• [RECORDS SHOWN]:
------
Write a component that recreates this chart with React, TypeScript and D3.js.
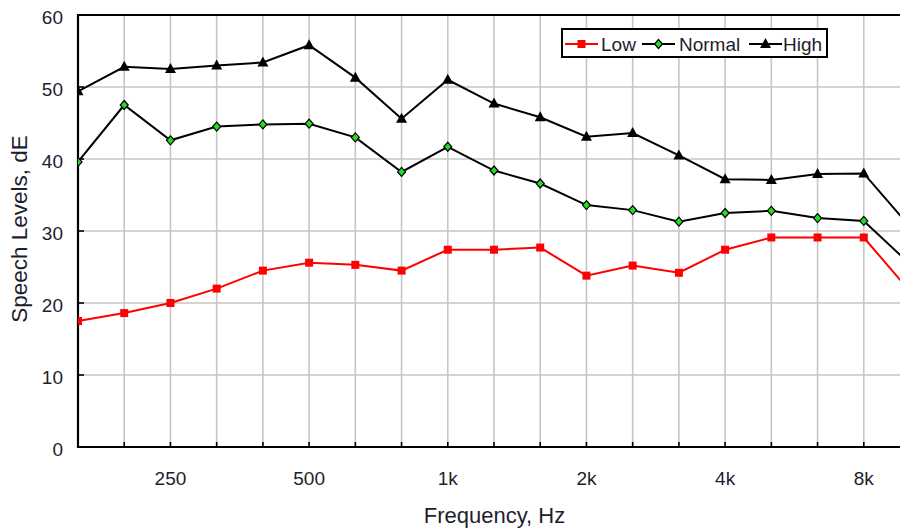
import React from "react";
import * as d3 from "d3";

const bands = ["160", "200", "250", "315", "400", "500", "630", "800", "1k", "1.25k", "1.6k", "2k", "2.5k", "3.15k", "4k", "5k", "6.3k", "8k", "10k"];
const tickLabels = ["250", "500", "1k", "2k", "4k", "8k"];
const low = [17.5, 18.6, 20.0, 22.0, 24.5, 25.6, 25.3, 24.5, 27.4, 27.4, 27.7, 23.8, 25.2, 24.2, 27.4, 29.1, 29.1, 29.1, 21.6];
const normal = [39.6, 47.5, 42.6, 44.5, 44.8, 44.9, 43.0, 38.2, 41.7, 38.4, 36.6, 33.6, 32.9, 31.3, 32.5, 32.8, 31.8, 31.4, 25.4];
const high = [49.4, 52.8, 52.5, 53.0, 53.4, 55.8, 51.3, 45.6, 51.0, 47.7, 45.8, 43.1, 43.6, 40.5, 37.2, 37.1, 37.9, 38.0, 30.6];
const yTicks = [0, 10, 20, 30, 40, 50, 60];

const W = 900, H = 529;
const L = 78, T = 15, B = 447, R = 910;
const FONT = "'Liberation Sans', Arial, sans-serif";
const TXT = "#1e1e2e";

export default function App() {
  const x = d3.scalePoint<string>().domain(bands).range([L, R]).padding(0);
  const y = d3.scaleLinear().domain([0, 60]).range([B, T]);
  const line = d3.line<number>().x((_, i) => x(bands[i])!).y(d => y(d));

  const square = (cx: number, cy: number, k: string) => (
    <rect key={k} x={cx - 4} y={cy - 4} width={8} height={8} fill="#ff0000" />
  );
  const diamond = (cx: number, cy: number, k: string) => (
    <path key={k} d={`M${cx},${cy - 4.5}L${cx + 4},${cy}L${cx},${cy + 4.5}L${cx - 4},${cy}Z`} fill="#22dd22" stroke="#000" strokeWidth={1.2} />
  );
  const tri = (cx: number, cy: number, k: string) => (
    <path key={k} d={`M${cx},${cy - 6}L${cx + 5.5},${cy + 4}L${cx - 5.5},${cy + 4}Z`} fill="#000" />
  );

  const series = [
    { name: "Low", data: low, color: "#ff0000", marker: square },
    { name: "Normal", data: normal, color: "#000", marker: diamond },
    { name: "High", data: high, color: "#000", marker: tri },
  ];

  const legendItems = [
    { s: series[0], lx: 565, tx: 601 },
    { s: series[1], lx: 642, tx: 679 },
    { s: series[2], lx: 749, tx: 783 },
  ];

  return (
    <svg width={W} height={H} style={{ position: "absolute", left: 0, top: 0, background: "#fff" }} fontFamily={FONT}>
      <defs>
        <clipPath id="plot">
          <rect x={L} y={T - 8} width={R - L + 20} height={B - T + 16} />
        </clipPath>
      </defs>
      {/* grid */}
      {bands.map(b => (
        <line key={"gx" + b} x1={x(b)} x2={x(b)} y1={T} y2={B} stroke="#c6c6c6" strokeWidth={1.6} />
      ))}
      {yTicks.map(t => (
        <line key={"gy" + t} x1={L} x2={W} y1={y(t)} y2={y(t)} stroke="#c6c6c6" strokeWidth={1.6} />
      ))}
      {/* ticks */}
      {bands.map(b => (
        <line key={"tx" + b} x1={x(b)} x2={x(b)} y1={B} y2={B - 5} stroke="#000" strokeWidth={1.6} />
      ))}
      {yTicks.map(t => (
        <line key={"ty" + t} x1={L} x2={L + 6} y1={y(t)} y2={y(t)} stroke="#000" strokeWidth={1.6} />
      ))}
      {/* axes */}
      <line x1={L} x2={W} y1={T} y2={T} stroke="#000" strokeWidth={2} />
      <line x1={L} x2={W} y1={B} y2={B} stroke="#000" strokeWidth={2.2} />
      <line x1={L} x2={L} y1={T - 1} y2={B + 1} stroke="#000" strokeWidth={2.2} />
      {/* series */}
      <g clipPath="url(#plot)">
        {series.map(s => (
          <g key={s.name}>
            <path d={line(s.data)!} fill="none" stroke={s.color} strokeWidth={2} />
            {s.data.map((v, i) => s.marker(x(bands[i])!, y(v), s.name + i))}
          </g>
        ))}
      </g>
      {/* y labels */}
      {yTicks.map(t => (
        <text key={"yl" + t} x={63} y={y(t) + 8.5} textAnchor="end" fontSize={19} fill={TXT}>{t}</text>
      ))}
      {tickLabels.map(t => (
        <text key={"xl" + t} x={x(t)} y={485} textAnchor="middle" fontSize={19} fill={TXT}>{t}</text>
      ))}
      <text x={494.5} y={523} textAnchor="middle" fontSize={22} fill={TXT}>Frequency, Hz</text>
      <text transform={`translate(27,${229}) rotate(-90)`} textAnchor="middle" fontSize={22.5} fill={TXT}>Speech Levels, dE</text>
      {/* legend */}
      <rect x={562} y={29} width={265} height={28} fill="#fff" stroke="#000" strokeWidth={2} />
      {legendItems.map(({ s, lx, tx }) => (
        <g key={"lg" + s.name}>
          <line x1={lx} x2={lx + 33} y1={44} y2={44} stroke={s.color} strokeWidth={2} />
          {s.marker(lx + 16.5, 44, "lm" + s.name)}
          <text x={tx} y={51} fontSize={19} fill={TXT}>{s.name}</text>
        </g>
      ))}
    </svg>
  );
}
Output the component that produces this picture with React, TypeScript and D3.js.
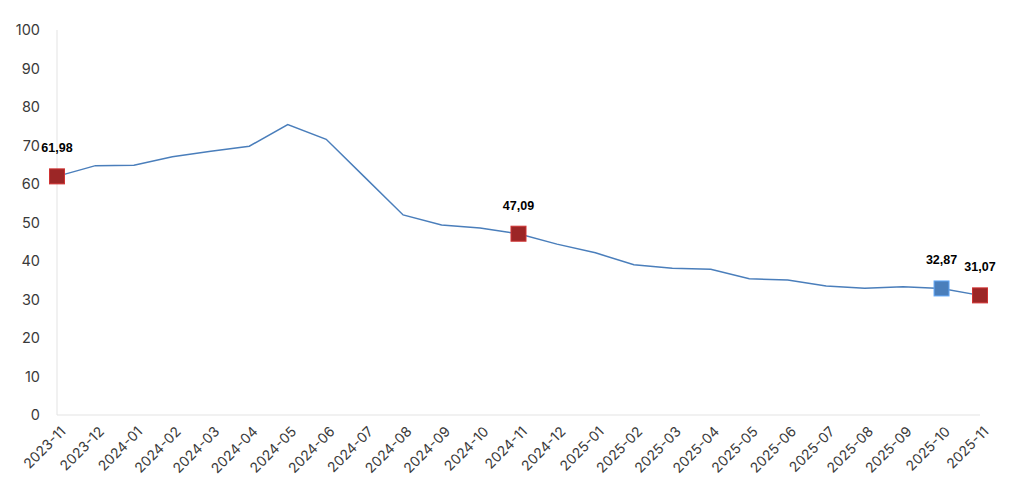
import { useEffect, useRef } from "react";
import * as d3 from "d3";

const months = [
  "2023-11", "2023-12", "2024-01", "2024-02", "2024-03", "2024-04", "2024-05",
  "2024-06", "2024-07", "2024-08", "2024-09", "2024-10", "2024-11", "2024-12",
  "2025-01", "2025-02", "2025-03", "2025-04", "2025-05", "2025-06", "2025-07",
  "2025-08", "2025-09", "2025-10", "2025-11",
];
const values = [
  61.98, 64.77, 64.86, 67.07, 68.5, 69.8, 75.45, 71.6, 61.78, 51.97, 49.38,
  48.58, 47.09, 44.38, 42.12, 39.05, 38.1, 37.86, 35.41, 35.05, 33.52, 32.95,
  33.29, 32.87, 31.07,
];
const yTicks = [0, 10, 20, 30, 40, 50, 60, 70, 80, 90, 100];
// highlighted months and the marker colour of each
const highlights = [
  { month: "2023-11", color: "#9c2626" },
  { month: "2024-11", color: "#9c2626" },
  { month: "2025-10", color: "#4a7ebb" },
  { month: "2025-11", color: "#9c2626" },
];

export default function App() {
  const svgRef = useRef<SVGSVGElement>(null);

  useEffect(() => {
    if (!svgRef.current) return;
    const svg = d3.select(svgRef.current);
    svg.selectAll("*").remove();

    const width = 1024;
    const height = 497;
    const margin = { top: 30, right: 44, bottom: 82, left: 57 };
    const chartW = width - margin.left - margin.right;
    const chartH = height - margin.top - margin.bottom;

    const x = d3.scalePoint().domain(months).range([0, chartW]);
    const y = d3.scaleLinear().domain([0, 100]).range([chartH, 0]);

    const g = svg
      .append("g")
      .attr("transform", `translate(${margin.left},${margin.top})`);

    // axis lines
    g.append("line")
      .attr("x1", 0).attr("x2", 0)
      .attr("y1", 0).attr("y2", chartH)
      .attr("stroke", "#e3e3e3").attr("stroke-width", 1);
    g.append("line")
      .attr("x1", 0).attr("x2", chartW)
      .attr("y1", chartH).attr("y2", chartH)
      .attr("stroke", "#e3e3e3").attr("stroke-width", 1.2);

    // y tick labels
    g.selectAll(".y-label")
      .data(yTicks)
      .join("text")
      .attr("x", -17)
      .attr("y", (d) => y(d))
      .attr("dy", "0.35em")
      .attr("text-anchor", "end")
      .attr("fill", "#3a3a3a")
      .attr("font-size", "14.5px")
      .attr("font-family", "Inter, 'Noto Sans', sans-serif")
      .text((d) => d);

    // x tick labels
    g.selectAll(".x-label")
      .data(months)
      .join("text")
      .attr("transform", (d) => `translate(${x(d)! + 6},${chartH + 14}) rotate(-45)`)
      .attr("text-anchor", "end")
      .attr("dy", "0.35em")
      .attr("fill", "#3a3a3a")
      .attr("font-size", "14px")
      .attr("font-family", "Inter, 'Noto Sans', sans-serif")
      .text((d) => d);

    // line
    const line = d3
      .line<number>()
      .x((_, i) => x(months[i])!)
      .y((d) => y(d));
    g.append("path")
      .datum(values)
      .attr("d", line)
      .attr("fill", "none")
      .attr("stroke", "#4a7ebb")
      .attr("stroke-width", 1.5);

    // markers
    const size = 15;
    g.selectAll(".marker")
      .data(highlights)
      .join("rect")
      .attr("x", (d) => x(d.month)! - size / 2)
      .attr("y", (d) => y(values[months.indexOf(d.month)]) - size / 2)
      .attr("width", size)
      .attr("height", size)
      .attr("fill", (d) => d.color)
      .attr("stroke", (d) => d3.color(d.color)!.brighter(0.8).toString())
      .attr("stroke-width", 1);

    // value labels
    g.selectAll(".val-label")
      .data(highlights)
      .join("text")
      .attr("x", (d) => x(d.month)!)
      .attr("y", (d) => y(values[months.indexOf(d.month)]) - 24)
      .attr("text-anchor", "middle")
      .attr("fill", "#000")
      .attr("font-size", "12.5px")
      .attr("font-weight", "700")
      .attr("font-family", "'Liberation Sans', Arial, sans-serif")
      .text((d) => values[months.indexOf(d.month)].toFixed(2).replace(".", ","));
  }, []);

  return (
    <div style={{ position: "fixed", top: 0, left: 0 }}>
      <svg
        ref={svgRef}
        width={1024}
        height={497}
        style={{ display: "block", background: "#fff" }}
        role="img"
        aria-label="Monthly line chart from 2023-11 to 2025-11"
      />
    </div>
  );
}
------
• [TASK]:
Copy out each line of the data where the string "component" appears.

• [RESPONSE]:
Write a component that recreates this chart with React, TypeScript and D3.js.
Output the component that produces this picture with React, TypeScript and D3.js.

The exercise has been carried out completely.